Sources of law is a legal term that refers to the authorities by which law is made. There are a number of different sources that are used to define the creation and force of law, though not all are used equally. Some examples of sources include legislation, government regulation, court decisions, and custom.
Constitutions are legislative documents that are a primary source of law in many regions. They are typically the highest law of the land, meaning that state or regional laws cannot conflict with a constitutional statute. States may also have constitutions, which local laws cannot conflict with. Most modern countries have a written constitution, though some, like New Zealand and the United Kingdom, have constitutions that are uncodified, meaning that they have grown and changed over time and include both written and unwritten sources.

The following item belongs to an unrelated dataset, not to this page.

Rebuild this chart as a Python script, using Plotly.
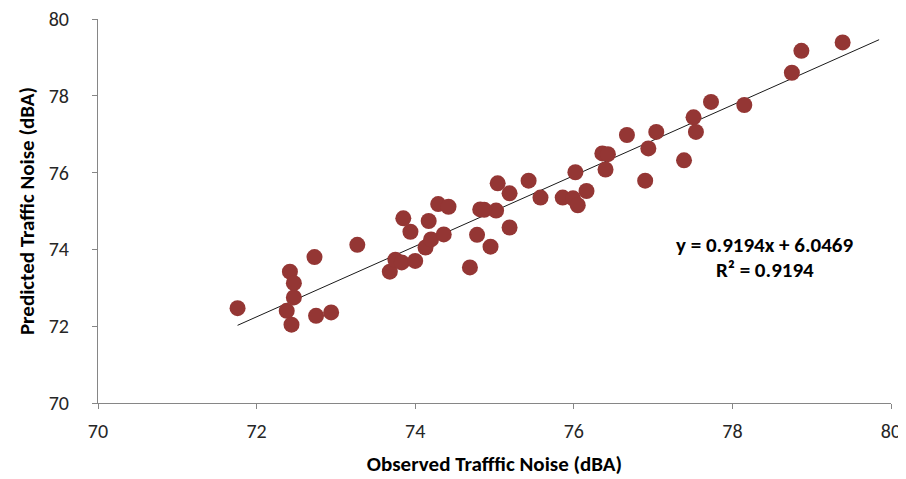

Common law is one of the major sources of law that has been in use for nearly 1,000 years. This type of law is based on judges' decisions as well as legislation deeming certain actions illegal. Common law may dictate the specific laws and penalties of certain crimes, including murder, rape, and theft. One common concept in this important source of law is that of precedent, which suggests that future courts follow the rulings of prior courts on specific issues.
In addition to constitutions, many governments have the right to create legislation and statutes. Even local organizations such as city councils have the power to create ordinances that affect citywide behavior. These statutes and ordinances are often recognized as sources of laws.
Although discussions of sources of law generally revolve around regional law, there are other types of rule systems and guidelines that cite specific sources. Religion, for instance, often draws on specific important texts and laws handed down by elders in the organization to create codes of behavior and permitted actions. Natural law theorists argue that some laws are built into the fabric of universe itself, guiding both behavior and scientific principles, such as the inability to travel faster than the speed of light.
Custom-based sources of law generally rely on an existing behavior in a population. If, for instance, the entire workforce of a town takes a certain day off work each year, the city council could use that custom to create a law calling that day a public holiday. This type of law dates back at least until the Middle Ages in Europe, when local law would codify rights and responsibilities based on customs that had existed for generations.